Cryogenic treatment

Larry Frankenstein

Well-known member
I’m looking for input on anyone’s experience or knowledge of cryogenic treatment of parts/assemblies. I ran into a local provider (and racer) and what he said sounded knowledgeable and reasonable. Have any of you used it? Did you test, in any way, the differences between treated and untreated parts? Were there any improvements in part reliability, strength, longevity or performance?

One of the points I have heard, from several sources, in relation to cryo treated spark plugs, was an increase in horsepower (over the same un-treated plugs), and mileage. Anyone here ever tested this?

Thank you,
L
 
I have heard of increasing brake rotor life with cryo-treatment. I have no personal experience with it. I have tried cryo-treatment on crankshafts and am back to nitriding. The cryo crankshafts journals did not wear nearly as well as with nitriding. The guy that does my crankshafts also tried the cryo-treatment on differential gears. He did not have good success with that. Apparently they where too brittle.

As to the spark plugs, I have a hard time believing that. I think cryo-treatment has its place but spark plugs don't seem to be that place.
 
I've tried cryo treated hubs and front disks. I didn't experience any appreciable difference in wear or breakage. Disks cost little more than the treatment anyway, so that wasn't very cost effective. The hubs still broke after the same number of races anyway.
 
My experience with cryogenic treatment was with tool steels used in progressive stamping and forming dies making brass and steel electromechanical components. Retaining cutting edge, and abrasion resistance were important criteria, not fatigue resistance.
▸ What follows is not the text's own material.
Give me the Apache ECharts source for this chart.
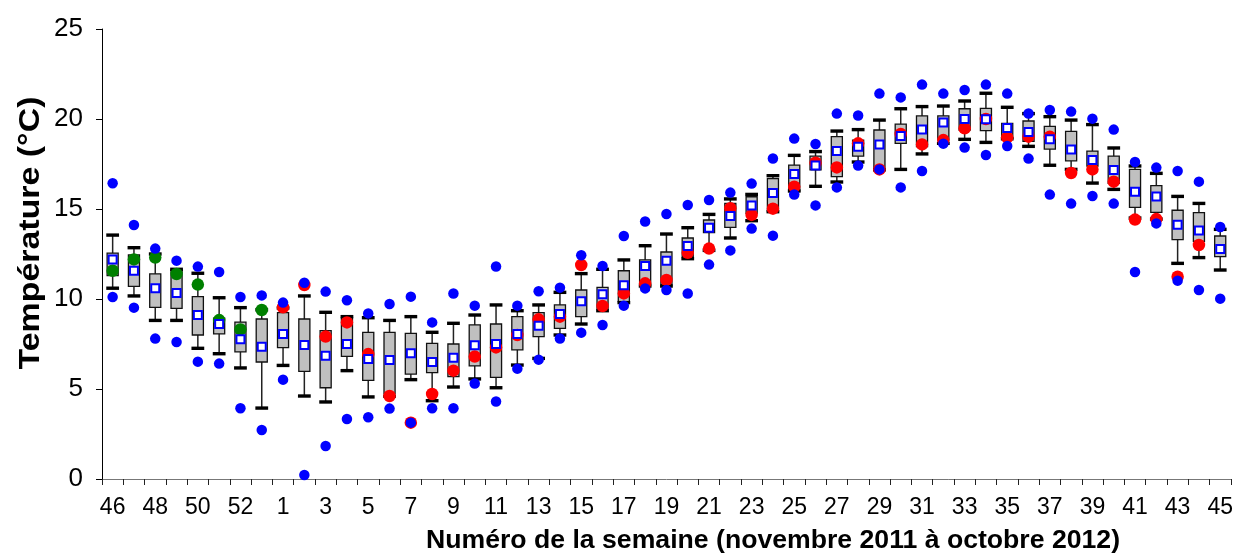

Cryogenic treatment was claimed to promote fine grain growth and increase durability.

We acquired several product lines from G.E. including finished product inventories, component part inventories, tooling, tooling components, and full documentation. All drawings for tooling used in blanking and forming specified cryogenic treatment, and the G. E. Tool Engineers involved said it was an absolute must. All the acquired tool components were cryogenic treated. What an opportunity for an A-B evaluation.

We fabricated some new tooling from the sintered powdered metal tool steel we normally used, and TIN (titanium nitride) coated all form tooling, and ran consecutive life tests with the G.E. cryogenic treated tooling vs. our sintered powdered metal / TIN coated tooling. TIN coating is VERY wear resistant and can be applied after all other processes due to uniformity of application, thinness (0.0001"), and relative low application temperatures.

NO measurable difference between steels used in blanking operations. Maybe a hint that sintered powdered tool steel lasted longer than cryogenic treated steel.

4-5 times greater life of TIN coated tooling over cryogenic treated tooling.

We weren't impressed with the cryogenic treated components, and we ultimately replaced all the original G.E. cryogenic treated tooling with sintered powdered metal / tin coated tooling.

Of course, it was an obsolete product line for G.E. and they may not have bothered to keep up with more modern tool steels / treatments.